= Oussama Romdhani =

Oussama Romdhani is the former Tunisian communications minister.

==Biography==
Oussama Romdhani was born on December 15, 1956, in Metouia, Tunisia. He received a PhD in American Studies from Tunis University and was a Fulbright scholar at Georgetown University.

He started his career as a journalist for Agence Tunis Afrique Presse (TAP). From 1983 to 1987, he worked as press secretary in the Tunisian embassy of Washington, D.C., and from 1987 to 1990 as the head of the D.C. branch of the Agence Tunis Afrique Presse.

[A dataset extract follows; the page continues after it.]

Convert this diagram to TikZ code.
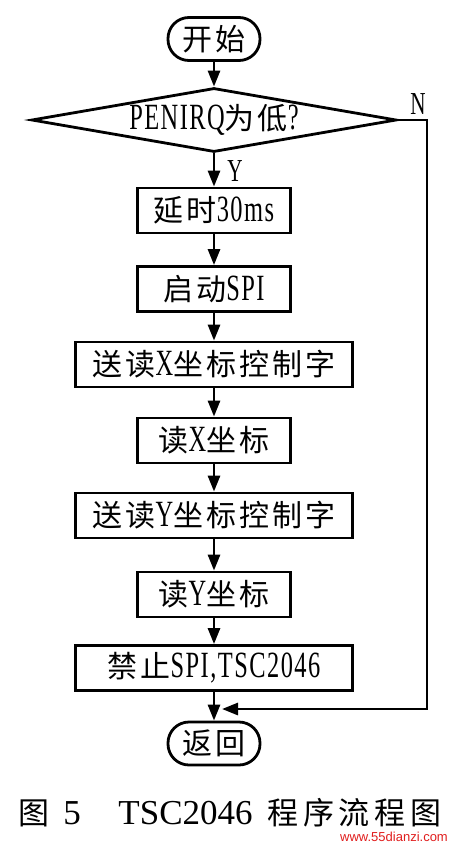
\documentclass[tikz,border=0pt]{standalone}
\usepackage{fontspec}
\setmainfont{Liberation Serif}[FakeStretch=0.66,LetterSpace=4]
\newfontfamily\cjkf{Noto Sans CJK SC}[LetterSpace=10]
\newfontfamily\cjkcap{Noto Sans CJK SC}[LetterSpace=15]
\newfontfamily\capfont{Liberation Serif}
\newfontfamily\wmfont{Liberation Sans}
\newcommand\zh[1]{{\fontsize{30}{34}\selectfont\cjkf #1}}
\usetikzlibrary{shapes.geometric,arrows.meta}
\definecolor{wmred}{RGB}{225,30,30}
\begin{document}
\begin{tikzpicture}[x=1pt,y=-1pt,
  line width=2.8pt,
  every node/.style={inner sep=0pt, font=\fontsize{37}{40}\selectfont},
  procbox/.style={draw, rectangle, minimum height=45pt},
  narrow/.style={procbox, minimum width=153pt},
  wide/.style={procbox, minimum width=277pt},
  term/.style={draw, rectangle, rounded corners=21pt, minimum width=92pt, minimum height=43pt},
  decbox/.style={draw, diamond, aspect=5.7, minimum width=365pt, minimum height=64pt},
  flow/.style={-{Triangle[length=16pt,width=12pt]}},
  lbl/.style={font=\fontsize{32}{34}\selectfont},
  cjkbig/.style={font=\fontsize{31}{34}\selectfont\cjkcap},
  caplat/.style={font=\fontsize{35}{38}\selectfont\capfont}
]
\useasboundingbox (0,0) rectangle (455,849);
\fill[white] (0,0) rectangle (455,849);

\node[term] (start) at (214,39) {\zh{开始}};
\node[decbox] (dia) at (214,120) {PENIRQ\zh{为低}?};
\node[narrow] (b1) at (214,210.5) {\zh{延时}30ms};
\node[narrow] (b2) at (214,289) {\zh{启动}SPI};
\node[wide] (b3) at (214,364.5) {\zh{送读}X\zh{坐标控制字}};
\node[narrow] (b4) at (214,440.5) {\zh{读}X\zh{坐标}};
\node[wide] (b5) at (214,515.5) {\zh{送读}Y\zh{坐标控制字}};
\node[narrow] (b6) at (214,594.5) {\zh{读}Y\zh{坐标}};
\node[wide] (b7) at (214,668) {\zh{禁止}SPI,TSC2046};
\node[term] (end) at (214,743.5) {\zh{返回}};

\node[lbl] (ylab) at (235,171) {Y};
\node[lbl] (nlab) at (418,104) {N};

\coordinate (rt) at (427,120);
\coordinate (rb) at (427,709);
\coordinate (merge) at (214,709);

\draw[flow] (start) -- (dia);
\draw[flow] (dia) -- (b1);
\draw[flow] (b1) -- (b2);
\draw[flow] (b2) -- (b3);
\draw[flow] (b3) -- (b4);
\draw[flow] (b4) -- (b5);
\draw[flow] (b5) -- (b6);
\draw[flow] (b6) -- (b7);
\draw[flow] (b7) -- (end);
\draw[flow, shorten >=8pt] (dia.east) -- (rt) -- (rb) -- (merge);

\node[cjkbig] (captu) at (34,813) {图};
\node[caplat] (capnum) at (72,813) {5};
\node[caplat] (capchip) at (185.5,813) {TSC2046};
\node[cjkbig] (captitle) at (354.5,813) {程序流程图};
\node[font=\fontsize{13}{15}\selectfont\wmfont, text=wmred] (wm) at (394,837) {www.55dianzi.com};
\end{tikzpicture}
\end{document}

From 1991 to 1994, he worked as head of the D.C. branch of the Agence Tunisienne de Communication Extérieure (ATCE) and additionally as a Tunisian diplomat to the United States from 1991 to 1995. From 1995 to 2009, he was the director of the ATCE, a government agency with a mission to promote Tunisia's image abroad, but was used extensively by Ben Ali to embellish himself, his family and his regime abroad. In 2009 he was appointed as communications minister. As such, he blamed satellite TV for promoting the veil.

In July 2012, Romdhani became a regular columnist with the Dubai-based Gulf News. In his op-ed pieces he discussed the "lessons of the Arab Spring". He also criticized the "cronyism" of the Ben Ali regime and other flawed policies which led to the popular uprising against the regime.

In 2017, he holds the position of editor-in-chief at The Arab Weekly.